>> Begin Dataset content

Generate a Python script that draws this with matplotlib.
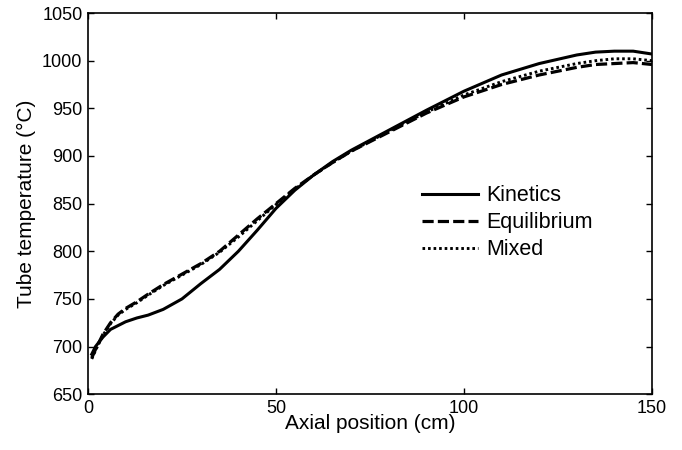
import numpy as np
import matplotlib.pyplot as plt

plt.rcParams['font.family'] = ['Liberation Sans', 'DejaVu Sans']

# axial positions (cm) where the profiles were sampled
position = [1, 2, 4, 6, 8, 10, 13, 16, 20, 25, 30, 35, 40, 45, 50, 55,
            60, 65, 70, 80, 90, 100, 110, 120, 130, 135, 140, 145, 150]

# tube wall temperature (degC) for each model
t_kinetics = [692, 700, 710, 718, 722, 726, 730, 733, 739, 750, 766, 781,
              800, 822, 845, 864, 880, 894, 906, 927, 948, 968, 985, 997,
              1006, 1009, 1010, 1010, 1007]
t_equilibrium = [688, 697, 713, 725, 734, 740, 747, 755, 765, 776, 787, 800,
                 817, 834, 850, 866, 880, 893, 905, 925, 945, 962, 975, 985,
                 993, 996, 997, 998, 996]
t_mixed = [687, 696, 712, 724, 733, 739, 746, 754, 764, 775, 786, 799,
           815, 832, 849, 865, 880, 893, 905, 926, 946, 964, 978, 989,
           997, 1000, 1002, 1002, 1000]

fig = plt.figure(figsize=(6.82, 4.5), dpi=100)
ax = fig.add_axes([0.129, 0.124, 0.827, 0.847])

ax.plot(position, t_kinetics, color="black", lw=2.2, label="Kinetics")
ax.plot(position, t_equilibrium, color="black", lw=2.3, dashes=(3.5, 1.3),
        label="Equilibrium")
ax.plot(position, t_mixed, color="black", lw=2.1, dashes=(0.9, 1.0),
        label="Mixed")

ax.set_xlim(0, 150)
ax.set_ylim(650, 1050)
ax.set_xticks([0, 50, 100, 150])
ax.set_yticks(np.arange(650, 1051, 50))
ax.tick_params(direction="in", top=True, right=True, length=4, width=1,
               labelsize=13, pad=4)
for sp in ax.spines.values():
    sp.set_linewidth(1.2)

ax.set_xlabel("Axial position (cm)", fontsize=15, labelpad=-2)
ax.set_ylabel("Tube temperature (°C)", fontsize=15, labelpad=4)

ax.legend(loc="upper left", bbox_to_anchor=(0.592, 0.548), frameon=False,
          fontsize=15.5, handlelength=2.6, handletextpad=0.4,
          labelspacing=0.28, borderpad=0, borderaxespad=0)

fig.savefig("out.png", dpi=100)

>> End Dataset content

§ Task requirements
Would you reproduce the lines above, from the very first through the line containing "140, 145, 150]", exactly and without the pictures?

§ Written response
Generate a Python script that draws this with matplotlib.
import numpy as np
import matplotlib.pyplot as plt

plt.rcParams['font.family'] = ['Liberation Sans', 'DejaVu Sans']

# axial positions (cm) where the profiles were sampled
position = [1, 2, 4, 6, 8, 10, 13, 16, 20, 25, 30, 35, 40, 45, 50, 55,
            60, 65, 70, 80, 90, 100, 110, 120, 130, 135, 140, 145, 150]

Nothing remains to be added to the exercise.